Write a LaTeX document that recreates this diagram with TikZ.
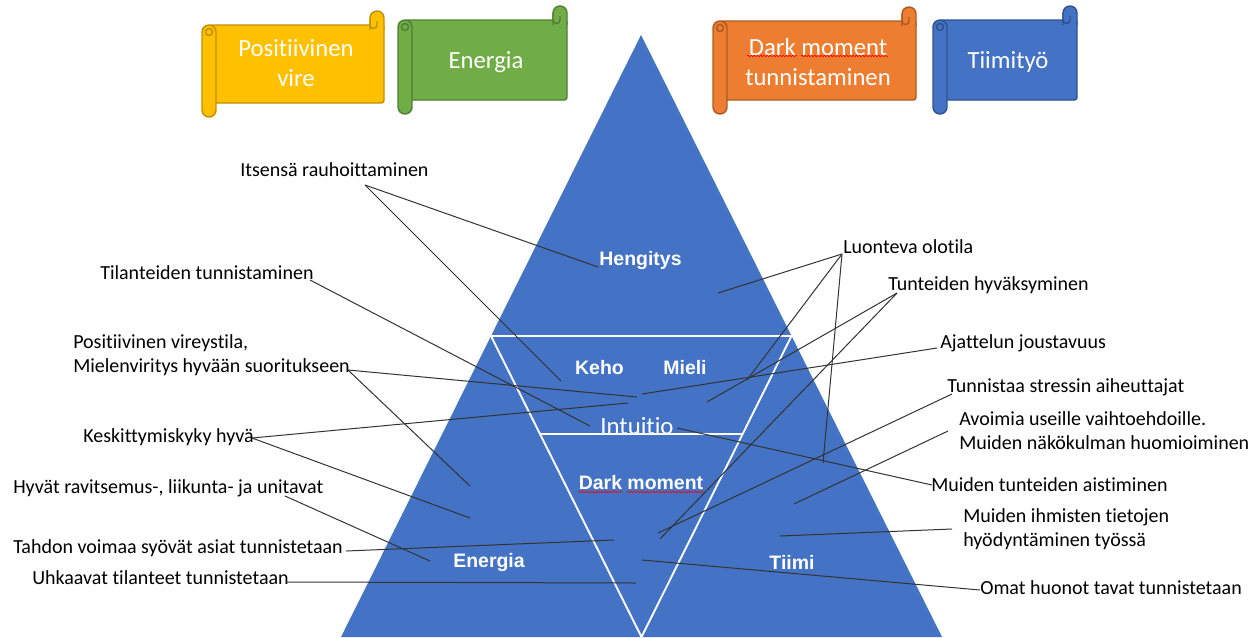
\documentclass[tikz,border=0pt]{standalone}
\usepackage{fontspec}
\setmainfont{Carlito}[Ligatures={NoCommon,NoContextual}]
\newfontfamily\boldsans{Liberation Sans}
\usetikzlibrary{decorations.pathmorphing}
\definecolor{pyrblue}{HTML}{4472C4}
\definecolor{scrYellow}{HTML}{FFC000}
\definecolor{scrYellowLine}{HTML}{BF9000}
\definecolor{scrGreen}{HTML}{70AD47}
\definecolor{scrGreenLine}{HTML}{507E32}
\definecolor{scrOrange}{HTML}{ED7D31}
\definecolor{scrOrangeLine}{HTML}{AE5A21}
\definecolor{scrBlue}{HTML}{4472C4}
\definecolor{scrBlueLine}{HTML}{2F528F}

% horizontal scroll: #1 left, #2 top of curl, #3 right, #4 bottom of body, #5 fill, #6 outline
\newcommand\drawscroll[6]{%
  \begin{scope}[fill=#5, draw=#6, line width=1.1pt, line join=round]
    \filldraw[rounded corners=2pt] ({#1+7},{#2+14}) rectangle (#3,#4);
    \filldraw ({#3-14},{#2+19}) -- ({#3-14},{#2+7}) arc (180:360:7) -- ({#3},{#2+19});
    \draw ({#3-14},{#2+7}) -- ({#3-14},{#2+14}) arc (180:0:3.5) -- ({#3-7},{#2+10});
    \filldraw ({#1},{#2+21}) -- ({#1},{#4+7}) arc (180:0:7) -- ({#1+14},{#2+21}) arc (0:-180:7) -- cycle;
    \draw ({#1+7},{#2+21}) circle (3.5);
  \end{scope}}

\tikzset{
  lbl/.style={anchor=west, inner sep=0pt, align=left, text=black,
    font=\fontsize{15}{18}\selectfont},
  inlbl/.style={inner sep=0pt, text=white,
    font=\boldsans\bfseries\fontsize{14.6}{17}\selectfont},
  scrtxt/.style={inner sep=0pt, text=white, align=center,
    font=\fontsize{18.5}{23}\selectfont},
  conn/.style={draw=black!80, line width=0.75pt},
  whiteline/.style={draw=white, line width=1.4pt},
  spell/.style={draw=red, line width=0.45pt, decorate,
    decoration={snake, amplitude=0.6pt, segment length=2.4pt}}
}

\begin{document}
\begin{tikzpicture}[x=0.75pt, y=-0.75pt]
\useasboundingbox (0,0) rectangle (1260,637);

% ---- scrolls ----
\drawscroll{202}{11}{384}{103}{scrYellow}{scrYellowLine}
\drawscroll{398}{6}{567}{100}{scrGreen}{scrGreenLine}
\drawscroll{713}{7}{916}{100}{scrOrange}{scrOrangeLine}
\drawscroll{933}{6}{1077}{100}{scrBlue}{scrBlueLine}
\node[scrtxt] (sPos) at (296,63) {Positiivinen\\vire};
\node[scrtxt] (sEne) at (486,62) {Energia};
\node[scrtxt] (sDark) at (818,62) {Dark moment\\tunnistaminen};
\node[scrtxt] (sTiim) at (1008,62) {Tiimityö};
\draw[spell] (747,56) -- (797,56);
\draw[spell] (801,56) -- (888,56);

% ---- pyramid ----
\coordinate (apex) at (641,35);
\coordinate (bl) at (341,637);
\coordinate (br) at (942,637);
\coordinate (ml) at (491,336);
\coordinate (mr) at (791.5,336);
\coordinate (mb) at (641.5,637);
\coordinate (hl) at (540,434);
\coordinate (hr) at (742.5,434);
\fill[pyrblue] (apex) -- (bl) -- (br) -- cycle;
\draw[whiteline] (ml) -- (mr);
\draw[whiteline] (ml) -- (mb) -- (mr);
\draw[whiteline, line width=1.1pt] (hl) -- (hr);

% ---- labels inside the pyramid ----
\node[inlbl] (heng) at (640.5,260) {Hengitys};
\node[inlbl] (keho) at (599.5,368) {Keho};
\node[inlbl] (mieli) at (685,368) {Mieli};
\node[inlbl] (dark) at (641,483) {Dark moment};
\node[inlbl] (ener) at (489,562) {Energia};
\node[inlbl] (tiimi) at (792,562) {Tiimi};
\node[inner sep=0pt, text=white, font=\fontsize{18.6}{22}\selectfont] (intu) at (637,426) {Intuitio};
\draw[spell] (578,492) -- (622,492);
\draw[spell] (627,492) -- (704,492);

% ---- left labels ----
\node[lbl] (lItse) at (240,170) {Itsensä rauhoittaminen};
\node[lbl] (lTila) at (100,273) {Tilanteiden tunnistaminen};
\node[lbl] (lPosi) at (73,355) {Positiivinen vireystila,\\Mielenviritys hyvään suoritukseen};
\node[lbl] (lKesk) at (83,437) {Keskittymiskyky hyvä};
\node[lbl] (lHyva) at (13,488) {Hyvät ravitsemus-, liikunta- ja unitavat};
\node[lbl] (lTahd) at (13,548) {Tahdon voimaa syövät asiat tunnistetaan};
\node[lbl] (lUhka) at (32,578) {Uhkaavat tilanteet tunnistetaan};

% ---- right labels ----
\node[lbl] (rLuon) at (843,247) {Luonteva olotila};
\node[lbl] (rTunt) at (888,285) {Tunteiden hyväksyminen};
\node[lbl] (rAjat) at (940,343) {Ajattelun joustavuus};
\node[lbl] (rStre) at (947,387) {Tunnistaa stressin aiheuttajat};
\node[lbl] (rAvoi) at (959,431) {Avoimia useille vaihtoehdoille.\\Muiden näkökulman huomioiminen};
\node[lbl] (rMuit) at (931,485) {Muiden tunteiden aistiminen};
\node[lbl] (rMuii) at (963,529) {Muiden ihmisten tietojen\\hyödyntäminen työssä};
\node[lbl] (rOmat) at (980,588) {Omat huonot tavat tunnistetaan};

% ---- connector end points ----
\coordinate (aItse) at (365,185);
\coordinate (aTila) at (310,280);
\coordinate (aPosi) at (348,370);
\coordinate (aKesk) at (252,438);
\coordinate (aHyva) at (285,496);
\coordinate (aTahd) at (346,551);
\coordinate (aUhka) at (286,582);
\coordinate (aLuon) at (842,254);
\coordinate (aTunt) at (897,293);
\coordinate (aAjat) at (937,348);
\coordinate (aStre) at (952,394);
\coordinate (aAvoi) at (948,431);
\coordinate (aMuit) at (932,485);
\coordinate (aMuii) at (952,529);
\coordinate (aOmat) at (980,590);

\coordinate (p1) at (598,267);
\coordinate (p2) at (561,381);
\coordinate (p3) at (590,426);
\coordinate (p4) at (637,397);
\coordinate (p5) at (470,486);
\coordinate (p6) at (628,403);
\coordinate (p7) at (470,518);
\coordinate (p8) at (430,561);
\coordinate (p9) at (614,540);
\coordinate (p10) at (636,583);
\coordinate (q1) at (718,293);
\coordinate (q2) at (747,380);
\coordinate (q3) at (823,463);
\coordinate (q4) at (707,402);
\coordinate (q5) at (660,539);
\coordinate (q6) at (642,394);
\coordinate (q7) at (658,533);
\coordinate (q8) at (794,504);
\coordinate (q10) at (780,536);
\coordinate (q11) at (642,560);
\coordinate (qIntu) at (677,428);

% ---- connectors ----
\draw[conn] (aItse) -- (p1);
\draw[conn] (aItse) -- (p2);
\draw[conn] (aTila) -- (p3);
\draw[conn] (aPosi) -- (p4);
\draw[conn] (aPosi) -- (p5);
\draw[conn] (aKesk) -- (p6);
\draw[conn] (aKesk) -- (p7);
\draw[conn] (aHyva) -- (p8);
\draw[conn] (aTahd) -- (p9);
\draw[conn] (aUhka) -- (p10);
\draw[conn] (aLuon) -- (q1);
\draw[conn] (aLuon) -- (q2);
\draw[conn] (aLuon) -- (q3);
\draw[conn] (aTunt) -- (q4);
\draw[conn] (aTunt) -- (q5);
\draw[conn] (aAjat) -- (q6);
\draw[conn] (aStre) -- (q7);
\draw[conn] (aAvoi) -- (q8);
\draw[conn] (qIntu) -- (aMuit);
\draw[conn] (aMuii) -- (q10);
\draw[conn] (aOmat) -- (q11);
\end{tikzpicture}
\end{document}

★ ★ ★ ★ ★ ★ ★

§ **Task statement**:
Return only the lines running from the top of the data to the line that holds "(801,56) -- (888,56);". Include both of those lines, but skip the pictures.

§ **Answer to this exercise**:
Write a LaTeX document that recreates this diagram with TikZ.
\documentclass[tikz,border=0pt]{standalone}
\usepackage{fontspec}
\setmainfont{Carlito}[Ligatures={NoCommon,NoContextual}]
\newfontfamily\boldsans{Liberation Sans}
\usetikzlibrary{decorations.pathmorphing}
\definecolor{pyrblue}{HTML}{4472C4}
\definecolor{scrYellow}{HTML}{FFC000}
\definecolor{scrYellowLine}{HTML}{BF9000}
\definecolor{scrGreen}{HTML}{70AD47}
\definecolor{scrGreenLine}{HTML}{507E32}
\definecolor{scrOrange}{HTML}{ED7D31}
\definecolor{scrOrangeLine}{HTML}{AE5A21}
\definecolor{scrBlue}{HTML}{4472C4}
\definecolor{scrBlueLine}{HTML}{2F528F}

% horizontal scroll: #1 left, #2 top of curl, #3 right, #4 bottom of body, #5 fill, #6 outline
\newcommand\drawscroll[6]{%
  \begin{scope}[fill=#5, draw=#6, line width=1.1pt, line join=round]
    \filldraw[rounded corners=2pt] ({#1+7},{#2+14}) rectangle (#3,#4);
    \filldraw ({#3-14},{#2+19}) -- ({#3-14},{#2+7}) arc (180:360:7) -- ({#3},{#2+19});
    \draw ({#3-14},{#2+7}) -- ({#3-14},{#2+14}) arc (180:0:3.5) -- ({#3-7},{#2+10});
    \filldraw ({#1},{#2+21}) -- ({#1},{#4+7}) arc (180:0:7) -- ({#1+14},{#2+21}) arc (0:-180:7) -- cycle;
    \draw ({#1+7},{#2+21}) circle (3.5);
  \end{scope}}

\tikzset{
  lbl/.style={anchor=west, inner sep=0pt, align=left, text=black,
    font=\fontsize{15}{18}\selectfont},
  inlbl/.style={inner sep=0pt, text=white,
    font=\boldsans\bfseries\fontsize{14.6}{17}\selectfont},
  scrtxt/.style={inner sep=0pt, text=white, align=center,
    font=\fontsize{18.5}{23}\selectfont},
  conn/.style={draw=black!80, line width=0.75pt},
  whiteline/.style={draw=white, line width=1.4pt},
  spell/.style={draw=red, line width=0.45pt, decorate,
    decoration={snake, amplitude=0.6pt, segment length=2.4pt}}
}

\begin{document}
\begin{tikzpicture}[x=0.75pt, y=-0.75pt]
\useasboundingbox (0,0) rectangle (1260,637);

% ---- scrolls ----
\drawscroll{202}{11}{384}{103}{scrYellow}{scrYellowLine}
\drawscroll{398}{6}{567}{100}{scrGreen}{scrGreenLine}
\drawscroll{713}{7}{916}{100}{scrOrange}{scrOrangeLine}
\drawscroll{933}{6}{1077}{100}{scrBlue}{scrBlueLine}
\node[scrtxt] (sPos) at (296,63) {Positiivinen\\vire};
\node[scrtxt] (sEne) at (486,62) {Energia};
\node[scrtxt] (sDark) at (818,62) {Dark moment\\tunnistaminen};
\node[scrtxt] (sTiim) at (1008,62) {Tiimityö};
\draw[spell] (747,56) -- (797,56);
\draw[spell] (801,56) -- (888,56);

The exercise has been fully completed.